Inflection Point Acquisition Corp. IV (NASDAQ: BACQ) reported shareholder approval of two proposals at an extraordinary general meeting on October 21, 2025. Shareholders approved changing the company’s name from “Bleichroeder Acquisition Corp. I” to “Inflection Point Acquisition Corp. IV” and an amendment to the Articles permitting the company to redeem public shares earlier in connection with commencing procedures to consummate a proposed business combination if the board determines it is desirable.
A quorum of 27,386,442 (81.125%) issued and outstanding ordinary shares was present, including 19,053,109 Class A and 8,333,333 Class B shares as of the September 15, 2025 record date. The name change passed with 27,386,302 For, 125 Against, 15 Abstain. The Article 50.5 amendment passed with 24,204,477 For, 160 Against, 201 Abstain. An adjournment vote was not required.

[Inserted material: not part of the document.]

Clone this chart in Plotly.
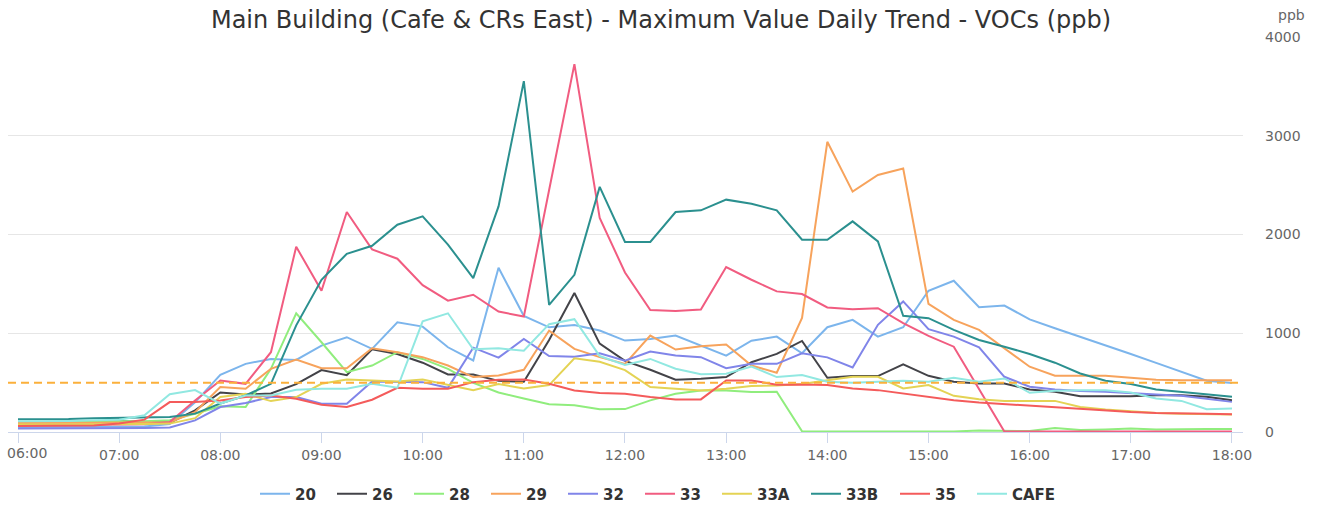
import pandas as pd
import plotly.graph_objects as go

# ---- data -------------------------------------------------------------
times = pd.date_range("2024-01-01 06:00", "2024-01-01 18:00", freq="15min")
hour_ticks = pd.date_range("2024-01-01 06:00", "2024-01-01 18:00", freq="1h")
hour_labels = ["06:00", "07:00", "08:00", "09:00", "10:00", "11:00", "12:00",
               "13:00", "14:00", "15:00", "16:00", "17:00", "18:00"]

series_names = ["20", "26", "28", "29", "32", "33", "33A", "33B", "35", "CAFE"]
series_colors = ["#7cb5ec", "#434348", "#90ed7d", "#f7a35c", "#8085e9",
                 "#f15c80", "#e4d354", "#2b908f", "#f45b5b", "#91e8e1"]

s_20 = [50, 50, 52, 52, 55, 55, 80, 300, 580, 690, 740, 730, 875, 960, 842, 1111,
        1067, 858, 724, 1663, 1176, 1060, 1084, 1027, 926, 943, 976, 875, 774, 925,
        966, 797, 1061, 1136, 966, 1061, 1430, 1532, 1264, 1281, 1140, 1050, 965, 875,
        790, 700, 610, 520, 495]
s_26 = [100, 100, 105, 105, 110, 105, 95, 220, 400, 380, 390, 485, 627, 576, 837, 790,
        702, 583, 583, 518, 508, 932, 1407, 895, 720, 630, 529, 539, 556, 707,
        791, 922, 549, 566, 566, 685, 569, 508, 492, 492, 431, 407, 363, 363,
        363, 373, 373, 356, 322]
s_28 = [100, 100, 105, 110, 110, 110, 120, 185, 260, 253, 640, 1202, 909, 606, 673, 808,
        740, 640, 498, 400, 339, 281, 271, 230, 232, 320, 387, 421, 421, 404,
        407, 7, 5, 5, 5, 8, 5, 5, 15, 15, 10, 40, 20, 25, 35, 25, 30, 30, 30]
s_29 = [90, 90, 92, 95, 95, 95, 100, 200, 455, 438, 640, 734, 646, 646, 848, 808,
        758, 673, 556, 572, 630, 1027, 842, 758, 690, 976, 835, 869, 886, 673,
        600, 1156, 2939, 2434, 2603, 2668, 1298, 1136, 1034, 847, 661, 569, 569, 569,
        549, 530, 525, 525, 525]
s_32 = [35, 35, 38, 40, 40, 40, 45, 118, 253, 293, 354, 354, 286, 286, 512, 512,
        505, 448, 854, 753, 942, 769, 763, 797, 722, 815, 774, 758, 646, 690,
        690, 797, 756, 654, 1085, 1322, 1041, 966, 858, 559, 458, 431, 414, 407,
        390, 380, 366, 339, 305]
s_33 = [70, 70, 72, 75, 75, 78, 100, 320, 522, 488, 808, 1876, 1430, 2228, 1849, 1755,
        1487, 1330, 1390, 1220, 1169, 2450, 3725, 2168, 1615, 1235, 1225, 1240, 1671, 1542,
        1424, 1397, 1261, 1244, 1254, 1102, 973, 864, 430, 5, 5, 5, 5, 5,
        5, 5, 5, 5, 5]
s_33A = [75, 75, 78, 80, 80, 80, 85, 140, 354, 387, 313, 354, 488, 532, 522, 512,
         532, 478, 424, 485, 441, 475, 746, 712, 627, 455, 438, 421, 438, 465,
         471, 485, 525, 559, 559, 441, 475, 366, 332, 315, 315, 315, 254, 227,
         210, 193, 186, 182, 176]
s_33B = [130, 130, 132, 140, 145, 145, 153, 186, 288, 370, 488, 1080, 1541, 1805, 1886, 2099,
         2184, 1897, 1559, 2285, 3553, 1288, 1592, 2482, 1924, 1924, 2228, 2245, 2353, 2312,
         2245, 1947, 1947, 2133, 1930, 1176, 1153, 1034, 932, 864, 790, 702, 593, 519,
         485, 431, 407, 383, 356]
s_35 = [60, 60, 62, 65, 85, 125, 303, 303, 320, 354, 370, 337, 276, 253, 327, 448,
        438, 438, 505, 529, 532, 488, 421, 394, 387, 354, 330, 330, 522, 522,
        478, 481, 475, 441, 424, 390, 356, 322, 298, 281, 264, 247, 231, 214,
        203, 193, 193, 186, 180]
s_CAFE = [110, 110, 112, 118, 125, 170, 383, 424, 288, 370, 370, 428, 438, 438, 488, 448,
          1121, 1202, 837, 847, 824, 1092, 1142, 769, 680, 740, 640, 585, 590, 663,
          556, 576, 508, 498, 508, 519, 508, 549, 508, 542, 397, 417, 424, 424,
          400, 339, 315, 231, 237]

all_series = [s_20, s_26, s_28, s_29, s_32, s_33, s_33A, s_33B, s_35, s_CAFE]
legend_widths = [32, 32, 32, 32, 32, 32, 44, 44, 32, 44]

threshold = 500
y_ticks = [0, 1000, 2000, 3000, 4000]

title_text = "Main Building (Cafe & CRs East) - Maximum Value Daily Trend - VOCs (ppb)"
FONT = "DejaVu Sans"

# ---- figure -----------------------------------------------------------
fig = go.Figure()
for name, color, vals, lw in zip(series_names, series_colors, all_series, legend_widths):
    fig.add_trace(go.Scatter(
        x=times, y=vals, name=name, mode="lines",
        line=dict(color=color, width=2),
        legendwidth=lw,
    ))

fig.add_shape(type="line", xref="paper", x0=0, x1=1, yref="y",
              y0=threshold, y1=threshold,
              line=dict(color="#FBB03B", width=2, dash="8px,5px"), layer="above")

fig.update_layout(
    width=1322, height=509,
    margin=dict(l=8, r=79, t=37, b=77, autoexpand=False),
    paper_bgcolor="white", plot_bgcolor="white",
    font=dict(family=FONT, color="#666666"),
    title=dict(text=title_text, x=0.5, xref="container", xanchor="center",
               y=1 - 20 / 509, yref="container", yanchor="middle",
               font=dict(family=FONT, size=24, color="#333333")),
    showlegend=True,
    legend=dict(orientation="h", x=0.2, xanchor="left",
                yref="container", y=1 - 494 / 509, yanchor="middle",
                font=dict(family=FONT, size=15, color="#333333", weight="bold"),
                bgcolor="rgba(0,0,0,0)"),
    hovermode=False,
)

tick_text = [""] + hour_labels[1:]
fig.update_xaxes(
    type="date",
    range=["2024-01-01 05:54:04", "2024-01-01 18:06:32"],
    tickvals=hour_ticks, ticktext=tick_text,
    showgrid=False, zeroline=False,
    showline=True, linecolor="#ccd6eb", linewidth=1,
    ticks="outside", ticklen=10, tickcolor="#ccd6eb", tickwidth=1,
    tickfont=dict(family=FONT, size=14, color="#666666"),
)
fig.update_yaxes(
    side="right", range=[0, 4000], tickvals=y_ticks,
    showgrid=True, gridcolor="#e6e6e6", gridwidth=1,
    zeroline=False, showline=False, ticks="",
    ticklabelstandoff=21,
    tickfont=dict(family=FONT, size=14, color="#666666"),
)

# first hour label (kept inside the chart like the original)
fig.add_annotation(text=hour_labels[0], xref="x", yref="paper", x=hour_ticks[0], y=0,
                   xanchor="center", yanchor="top", xshift=9, yshift=-11,
                   showarrow=False,
                   font=dict(family=FONT, size=14, color="#666666"))

fig.add_annotation(text="ppb", xref="paper", yref="paper", x=1.0, y=1.0,
                   xanchor="left", yanchor="middle", xshift=33, yshift=22,
                   showarrow=False,
                   font=dict(family=FONT, size=14, color="#666666"))

fig.write_html("out.html",
               config={"displayModeBar": False, "staticPlot": True},
               post_script="document.body.style.margin='0px';document.body.style.overflow='hidden';")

Bleichroeder Acquisition Corp. I is soliciting shareholder action at an Extraordinary General Meeting to be held October 21, 2025 at 10:00 a.m. New York Time, at White & Case LLP and via live webcast. Shareholders will vote on a proposed corporate name change, an amendment referred to as the Article 50.5 Amendment, and an adjournment proposal. The proxy explains the cash Redemption Price calculation: the aggregate amount on deposit in the Trust Account, including interest (net of taxes), divided by issued Public Shares, calculated two business days before consummation of a Business Combination. The filing discloses that certain officers resigned in July 2025 and a new management team affiliated with Inflection Point Fund I LP was appointed; a name change is proposed in connection with these changes.
Bleichroeder Acquisition Corp. I filed a Form 8-K reporting a material event via a press release dated September 23, 2025. The filing discloses the company's publicly traded units and related securities: Units (each consisting of one Class A ordinary share and one right), trading under BACQU; Class A ordinary shares trading under BACQ; and Rights (each right exercisable for one-tenth of one Class A share) trading under BACQR. The document includes an Interactive Data File and is signed by Michael Blitzer, President and Chief Executive Officer. The filing itself is a notice of a material event and the attached press release; it does not include financial results or transaction terms in the provided text.
Bleichroeder Acquisition Corp. I (BACQ) filed a preliminary proxy describing an Extraordinary General Meeting to vote on a proposed corporate name change, an amendment labeled the Article 50.5 Amendment, and an adjournment proposal. The filing discloses that certain officers resigned in July 2025 and a new management team affiliated with Inflection Point Fund I LP was appointed, and the company proposes to effect a name change in connection with these changes. It details IPO redemption mechanics: a cash per-share Redemption Price equal to the trust account balance (net interest) divided by then-issued public shares calculated two business days before consummation of the Business Combination. The proxy includes meeting logistics, quorum and voting rules, broker non-vote treatment, and standard forward-looking statement cautionary language.